When a negotiation reaches an impasse, it can be tempting to use threats and punishment to try to coerce the other side into conceding. That happened in a dispute between Amazon and Hachette, one of the largest New York publishers, as reported in the New York Times. Dealmaking is never easy, and certainly not in bookselling.
In recent years, Amazon has been playing hardball in its contracts with publishers in an effort to raise profits. The online retailing behemoth’s share price has been falling, and analysts are issuing pessimistic earnings forecasts.
One unnamed publisher compared its dealmaking with Amazon to “a chef deboning a chicken—by the end, everything of value had been sliced off,” according to the New York Times. When Hachette—which owns publishers Grand Central, Orbit, and Little, Brown—balked at Amazon’s demands, the retailer reportedly retaliated with what many publishing insiders referred to as bullying tactics. They include the following:
- Raising the prices of Hachette books above Amazon competitor Barnes & Noble’s prices.
- Warning customers that delivery of certain Hachette books would take 2-3 weeks, despite Amazon’s two-day free shipping program and Hachette’s claims that the books were available.
- Recommending “Similar items at a lower price”—books from other publishers—to customers who browsed certain Hachette books.
Hachette author Marla Heller told the Times that Amazon recently raised the price of her book “The Dash Diet Weight Loss Solution” by $8, advertised less expensive books on her book’s Amazon page, and then let the book go out of stock. The book dropped significantly in Amazon’s sales rankings during this time, from the top 300 to about 3,000, she says.
It is not the first time a bookseller has played hardball in negotiations with a publisher. In January 2013, after months of impasse, Barnes & Noble significantly reduced its orders of Simon & Schuster titles and engaged in other hardball tactics, such as refusing to book the publisher’s authors for in-store readings. The dispute was finally resolved in August 2013.
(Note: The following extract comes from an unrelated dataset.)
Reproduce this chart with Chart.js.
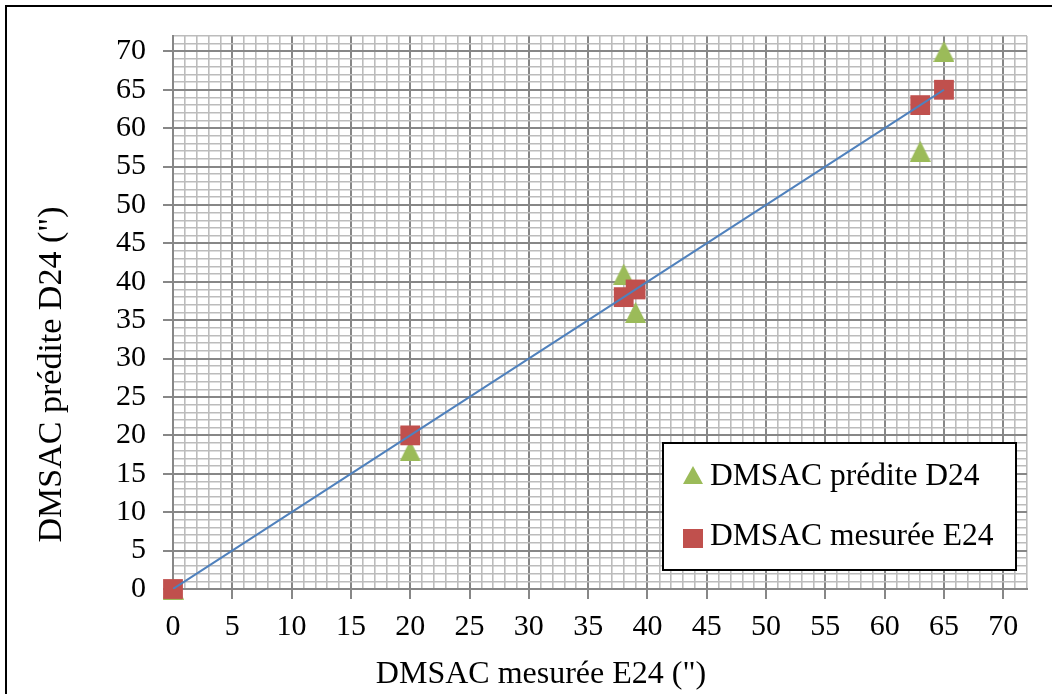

The threats and punishments attest to the cutthroat nature of bookselling in the current market, where books face steep competition from other entertainment sources. However, parties that are considering such hardball tactics should think twice. They risk suffering both a financial blow as well as long-term damage to their reputation if the dispute goes public. A better choice would be to stay at the bargaining table and look for more creative ways to extract value from the deal, with the help of a neutral third party.